Now I will admit that pies have never been my thing. Don’t get me wrong, I love eating them, but I could never really get all that enthusiastic about making them. I have this romanticized view of mom putting out the pies to cool on the window sill just as the men-folk are finishing up their chores in the hay field, whilst the kids are russelin’ up the horses before they eat all the cotton by the pumpkin patch near Farmer Jedidiah’s dairy coop. I am almost 100% certain that the previous sentence makes no sense whatsoever to anyone who knows anything about farming or livestock. What the hell do I know? I grew up in Brooklyn. The closest thing we had to anything rural like that was the pigeons flying by or going to Central Park. The police did have horses though. And there were those horse-drawn carriages that are so popular with tourists. It’s still a far cry from a farm, even with those sheep-sized sewer rats.
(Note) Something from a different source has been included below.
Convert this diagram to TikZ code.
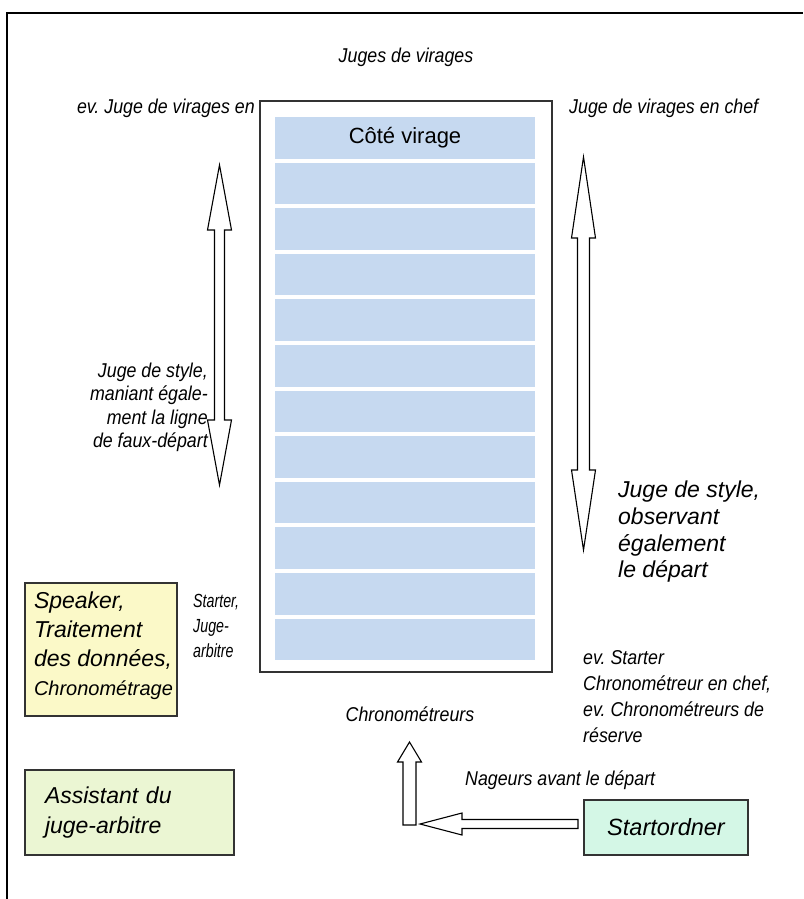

We never really did “pie” in my family. Maybe it’s a cultural thing. We had cakes made with rice flour, flans, sticky rice wrapped in banana leaves, stuff with coconut and cassava, mangoes, ensaymada cakes. . . but no pies. Plus, on your birthday, you get a birthday cake, not a birthday pie! At least that was my experience. But pies really evoke that whole down-home farmy goodness that is pure and incorruptible and wholesome. Pies can’t be pretentious the way cakes can be. Have you seen some of those things? And I do like pretentious cakes; that is what my business is based on, after all! Maybe I should change the name to “Pretentious Cakes”. But I think that cakes are always involved with the celebration of some milestone or special occasion. Pies, on the other hand, are a celebration of everyday life.
So now to the pie. June 9th is National Strawberry Rhubarb Pie Day all over this great land. Rhubarb is actually a vegetable (kinda looks like red celery) so a Strawberry Rhubarb Pie is one way to get your serving of fruit and veggies in one dish! I may be alone here, but I wouldn’t start trying to put together other fruit and veggie combos together just to see what they would taste like. Blueberry-Cauliflower Pie doesn’t sound all that appetizing, although peaches and beets might be delicious. Hell, if you can have a carrot salad with pineapple and raisins, why can’t peaches and beets go together?. But berries and rhubarb always seem to go hand-in-hand. You get the sweetness from the berries plus that tartness of the rhubarb. Wrap that all up in a nice buttery, flaky pastry and you get one of the classic pie recipes.
This makes a 9″ pie. Here’s what you need:
For the topping:
- 3/4 c. flour
- 1/2 c. sugar
- 1/2 stick of butter, melted
- 1/2 t. cinnamon
- 1/4 t. salt
Stir together the dry ingredients to combine. Drizzle over the melted butter. Mix until the ingredients form a crumbly texture. Set aside.
For the pie:
- 1/2 pate brisee recipe (remember I told you to make extra and put it in the freezer! just check to earlier post for the recipe)
- 4 c. rhubarb, chopped into about 1/2 ” pieces
- 2 c. strawberries, sliced to about 1/4″ pieces
- 1 c. sugar
- 1/4 c. cornstarch
- 1/2 t. cinnamon
- 1/4 t. galangal (it’s kinda like ginger, same family)
- 1/4 t. salt
2. Preheat the oven to 400 degrees F. Place chopped rhubarb and sliced strawberries in a bowl. Top with the sugar, cornstarch, cinnamon, galangal, and salt. Toss to combine. Fill the prepared pie shell with the fruit mixture.
3. Sprinkle the topping over the fruit. Bake in the preheated oven for 20 minutes on the bottom rack. After the 20 minutes, lower the temperature to 325 and bake for another 35 – 45 minutes, until the filling is bubbly. Allow to cool completely on a rack.
Notes — If the pie is browning too quickly, you can use some pie shields or cover the edges lightly with foil.